Современная драма имеет двоякое происхождение: одно естественное, свойственное нашему историческому развитию, — роман и другое искусственное, привитое этому развитию путем размышлений, построенных на ложно понятых правилах Аристотеля, — греческую драму.
Настоящее зерно нашей поэзии лежит в романе; в стремлении сделать это зерно особенно вкусным наши поэты впадали в большее или меньшее подражание греческой драме.
Высший расцвет драмы, непосредственно выросшей из романа, мы видим в произведениях Шекспира; в самом далеком отступлении от этой драмы мы приходим к ее полнейшей противоположности в «трагедии» Расина. Между этими двумя пунктами витает вся остальная драматическая литература, неопределенная и колеблющаяся то в ту, то в другую сторону. Чтобы ясно понять характер этого неопределенного шатания, мы должны ближе подойти к естественному происхождению нашей драмы.

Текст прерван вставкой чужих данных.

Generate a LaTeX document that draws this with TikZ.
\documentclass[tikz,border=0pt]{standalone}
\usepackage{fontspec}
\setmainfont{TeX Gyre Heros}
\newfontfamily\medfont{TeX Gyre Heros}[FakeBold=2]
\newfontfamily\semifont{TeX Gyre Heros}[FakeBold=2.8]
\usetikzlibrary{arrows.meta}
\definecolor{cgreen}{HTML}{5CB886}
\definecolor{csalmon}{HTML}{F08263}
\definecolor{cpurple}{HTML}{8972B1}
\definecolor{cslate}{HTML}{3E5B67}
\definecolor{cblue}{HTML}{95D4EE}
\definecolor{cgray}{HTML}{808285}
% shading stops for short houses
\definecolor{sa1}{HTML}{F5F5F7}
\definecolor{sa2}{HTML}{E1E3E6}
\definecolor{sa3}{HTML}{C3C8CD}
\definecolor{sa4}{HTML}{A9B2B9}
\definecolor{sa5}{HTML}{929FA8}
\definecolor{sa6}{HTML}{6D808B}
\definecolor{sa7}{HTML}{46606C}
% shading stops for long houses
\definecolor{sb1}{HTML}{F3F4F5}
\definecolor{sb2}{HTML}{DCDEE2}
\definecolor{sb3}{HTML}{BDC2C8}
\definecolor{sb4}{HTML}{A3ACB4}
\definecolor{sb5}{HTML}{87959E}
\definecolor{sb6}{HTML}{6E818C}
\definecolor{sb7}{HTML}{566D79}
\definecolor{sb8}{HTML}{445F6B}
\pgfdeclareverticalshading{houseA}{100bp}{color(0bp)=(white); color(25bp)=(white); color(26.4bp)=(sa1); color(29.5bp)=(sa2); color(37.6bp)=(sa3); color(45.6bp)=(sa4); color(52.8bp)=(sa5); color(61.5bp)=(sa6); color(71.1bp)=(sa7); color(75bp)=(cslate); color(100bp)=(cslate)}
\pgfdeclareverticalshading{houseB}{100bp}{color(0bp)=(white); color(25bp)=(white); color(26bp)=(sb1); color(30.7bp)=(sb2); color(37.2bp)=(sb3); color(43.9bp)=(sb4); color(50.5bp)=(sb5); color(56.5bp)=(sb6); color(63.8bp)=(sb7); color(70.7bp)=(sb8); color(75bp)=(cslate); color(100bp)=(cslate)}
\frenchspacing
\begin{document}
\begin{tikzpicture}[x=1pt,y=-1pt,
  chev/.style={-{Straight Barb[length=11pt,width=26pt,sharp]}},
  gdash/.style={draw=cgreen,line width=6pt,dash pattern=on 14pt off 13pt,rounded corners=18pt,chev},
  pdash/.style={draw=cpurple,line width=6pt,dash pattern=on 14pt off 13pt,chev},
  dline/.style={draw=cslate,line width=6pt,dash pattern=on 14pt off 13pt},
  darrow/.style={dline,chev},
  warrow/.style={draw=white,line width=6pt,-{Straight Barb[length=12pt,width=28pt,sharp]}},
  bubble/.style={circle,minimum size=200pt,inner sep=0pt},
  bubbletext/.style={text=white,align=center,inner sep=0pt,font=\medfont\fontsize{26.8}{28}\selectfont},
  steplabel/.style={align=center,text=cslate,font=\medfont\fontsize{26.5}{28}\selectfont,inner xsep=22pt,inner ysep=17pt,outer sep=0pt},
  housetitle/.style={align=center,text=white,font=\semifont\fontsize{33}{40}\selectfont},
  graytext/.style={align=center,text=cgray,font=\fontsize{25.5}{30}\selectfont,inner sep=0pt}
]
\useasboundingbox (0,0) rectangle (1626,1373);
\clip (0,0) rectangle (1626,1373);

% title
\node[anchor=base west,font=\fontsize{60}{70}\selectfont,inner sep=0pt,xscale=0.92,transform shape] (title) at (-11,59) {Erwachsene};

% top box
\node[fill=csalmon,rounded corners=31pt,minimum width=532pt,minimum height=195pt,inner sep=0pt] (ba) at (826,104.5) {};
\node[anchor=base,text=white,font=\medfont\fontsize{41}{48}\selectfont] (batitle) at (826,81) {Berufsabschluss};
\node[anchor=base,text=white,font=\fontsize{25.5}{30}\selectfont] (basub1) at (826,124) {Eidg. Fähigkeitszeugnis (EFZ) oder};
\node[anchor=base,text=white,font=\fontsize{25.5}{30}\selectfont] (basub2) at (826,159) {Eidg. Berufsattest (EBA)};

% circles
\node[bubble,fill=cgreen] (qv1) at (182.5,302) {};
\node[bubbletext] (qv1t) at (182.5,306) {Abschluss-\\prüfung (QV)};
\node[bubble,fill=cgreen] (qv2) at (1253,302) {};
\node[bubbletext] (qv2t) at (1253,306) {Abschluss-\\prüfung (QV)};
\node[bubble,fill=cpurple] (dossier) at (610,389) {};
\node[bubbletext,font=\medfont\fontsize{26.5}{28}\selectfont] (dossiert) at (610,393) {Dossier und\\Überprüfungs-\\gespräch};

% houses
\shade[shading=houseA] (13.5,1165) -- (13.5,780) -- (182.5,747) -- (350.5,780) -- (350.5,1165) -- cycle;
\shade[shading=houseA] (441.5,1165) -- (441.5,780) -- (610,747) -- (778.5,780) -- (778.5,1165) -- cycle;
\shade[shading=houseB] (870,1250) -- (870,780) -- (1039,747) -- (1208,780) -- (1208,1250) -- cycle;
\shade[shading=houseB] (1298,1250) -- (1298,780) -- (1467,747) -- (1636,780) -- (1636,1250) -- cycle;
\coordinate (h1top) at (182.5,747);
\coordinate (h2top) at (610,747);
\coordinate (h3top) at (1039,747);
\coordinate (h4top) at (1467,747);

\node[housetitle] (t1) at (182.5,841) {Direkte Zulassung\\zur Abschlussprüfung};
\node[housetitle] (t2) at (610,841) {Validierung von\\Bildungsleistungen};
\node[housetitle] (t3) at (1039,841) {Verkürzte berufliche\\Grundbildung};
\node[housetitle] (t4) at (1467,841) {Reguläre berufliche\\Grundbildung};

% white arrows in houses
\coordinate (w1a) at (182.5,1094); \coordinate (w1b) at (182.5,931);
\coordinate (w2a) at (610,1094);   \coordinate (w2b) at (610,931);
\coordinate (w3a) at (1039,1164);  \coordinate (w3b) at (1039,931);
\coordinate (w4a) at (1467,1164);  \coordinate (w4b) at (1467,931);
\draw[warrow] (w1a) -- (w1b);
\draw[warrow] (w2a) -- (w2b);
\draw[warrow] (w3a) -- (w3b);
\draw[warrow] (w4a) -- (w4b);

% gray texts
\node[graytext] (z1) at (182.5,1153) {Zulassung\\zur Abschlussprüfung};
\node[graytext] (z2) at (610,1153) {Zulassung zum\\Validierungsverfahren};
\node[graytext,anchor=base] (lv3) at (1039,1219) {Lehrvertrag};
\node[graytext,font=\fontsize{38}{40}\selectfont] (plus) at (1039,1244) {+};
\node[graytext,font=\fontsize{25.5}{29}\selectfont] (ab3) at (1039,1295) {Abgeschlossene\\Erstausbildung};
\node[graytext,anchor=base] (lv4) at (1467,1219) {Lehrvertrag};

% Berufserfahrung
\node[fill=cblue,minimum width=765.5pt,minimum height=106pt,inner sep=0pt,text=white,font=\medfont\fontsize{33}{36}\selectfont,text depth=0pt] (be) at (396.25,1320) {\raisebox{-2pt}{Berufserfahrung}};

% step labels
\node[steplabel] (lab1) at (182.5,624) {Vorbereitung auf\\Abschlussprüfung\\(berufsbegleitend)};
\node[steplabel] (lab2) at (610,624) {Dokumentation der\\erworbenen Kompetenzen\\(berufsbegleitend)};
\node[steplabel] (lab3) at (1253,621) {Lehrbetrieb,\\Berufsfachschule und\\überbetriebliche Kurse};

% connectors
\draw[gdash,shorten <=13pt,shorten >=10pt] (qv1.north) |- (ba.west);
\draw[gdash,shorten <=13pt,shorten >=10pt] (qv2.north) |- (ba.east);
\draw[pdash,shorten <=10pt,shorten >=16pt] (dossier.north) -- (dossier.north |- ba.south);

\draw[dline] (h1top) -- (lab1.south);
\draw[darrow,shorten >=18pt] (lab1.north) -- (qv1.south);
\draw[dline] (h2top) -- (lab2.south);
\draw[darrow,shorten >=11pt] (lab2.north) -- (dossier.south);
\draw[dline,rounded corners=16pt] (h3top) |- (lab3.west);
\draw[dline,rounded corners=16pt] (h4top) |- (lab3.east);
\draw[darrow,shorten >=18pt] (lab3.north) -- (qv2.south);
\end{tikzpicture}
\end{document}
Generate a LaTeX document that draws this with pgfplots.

Когда со времени упадка греческого искусства мы в ходе всеобщей истории хотим отметить период, которым можно гордиться, мы находим такой период в так называемом Ренессансе, которым определяется конец средних веков и начало новых. Именно тогда человек с исполинской силой стал стремиться выразить себя вовне. Закваска, в которой чудесным образом смешались германский индивидуальный героизм с духом римско-католицизирующего христианства, вызвала это стремление изнутри — наружу как бы для того, чтобы выражением своей сущности человек мог освободиться от неразрешимых сомнений. Всюду это стремление проявлялось в страсти к самоизображению, ибо полностью может выразить себя лишь человек, обладающий полным внутренним единством. Таковыми, однако, не были художники Ренессанса; они обращались к внешнему только из желания уйти от внутреннего разлада. Если это настроение ясно выразилось в направлении изобразительных искусств, то не менее заметно оно и в поэзии. Нужно только принять во внимание, что, в то время как живопись стремилась к вернейшему изображению человека, поэзия уже перешла от изображения к наглядному представлению — от романа к драме.
Средневековая поэзия уже создала повествовательные стихотворения и развила их до высшего расцвета. Такое стихотворение изображало человеческие деяния в связи с их причиной — изображало похоже на то, как старается воспроизвести характерные моменты таких деяний живописец.
Сила поэта, который отказался от непосредственного, живого изображения деяний при участии настоящих людей, была так же безгранична, как и фантазия читателей или слушателей, к которой он единственно и обращался. Эта сила тяготела к утрированным комбинациям случайностей и условий места, тем более что кругозор поэта сосредоточивался на волнующемся море деяний того времени — времени погони за приключениями. Человек, страдавший от внутреннего разлада и хотевший освободиться от него путем художественного творчества, как раньше тщетно пытался при помощи искусства одолеть этот разлад [52] , не испытывал потребности высказать нечто определенное из своего собственного внутреннего мира; напротив того, он хотел отыскать это нечто во внешнем мире: он некоторым образом успокаивался внутренне, стараясь понять явления внешнего мира, и чем разнообразнее и пестрее он смешивал эти явления, тем вернее должен был надеяться достигнуть своей невольной цели — внутреннего успокоения. Мастером в этом милом, но лишенном всякого духовного элемента искусстве был Ариосто.
52
Вспомним собственно христианскую поэзию!
Однако чем менее эти блестящие по своей непомерной экстравагантности картины фантазии могли развлечь внутреннего человека, чем больше этот человек под гнетом политического и религиозного насилия чувствовал исходящую из его внутренней сущности потребность противодействовать ему, тем яснее видим мы в вышеупомянутом виде поэзии выраженное стремление внутренне объединить эту массу разнородного материала, создать для его воплощения некоторое твердое ядро и воспользоваться им как средоточием художественного произведения, причем добыть это ядро из собственного миросозерцания, из твердого стремления к чему-то, в чем выразилось бы внутреннее существо человека. Это нечто есть закваска нового времени, сгущение индивидуального существа в определенное художественное намерение. Из непомерной массы внешних явлений, которая прежде не могла представляться поэту достаточно разнообразной и пестрой, теперь отделились родственные составные части, а многочисленные моменты объединились в определенную обрисовку характера действующих лиц. Как бесконечно важно для исследования сущности искусства иметь в виду, что это внутреннее тяготение поэта, как мы ясно видим, могло удовлетвориться только благодаря тому, что силой непосредственного, чувственного представления он достиг определеннейшего внешнего выражения, — одним словом, что роман сделался драмой! Добиться проявления внутренней сущности материала можно было только в том случае, когда сам предмет представлялся чувству в убедительнейшей реальности, и это возможно было осуществить только в драме.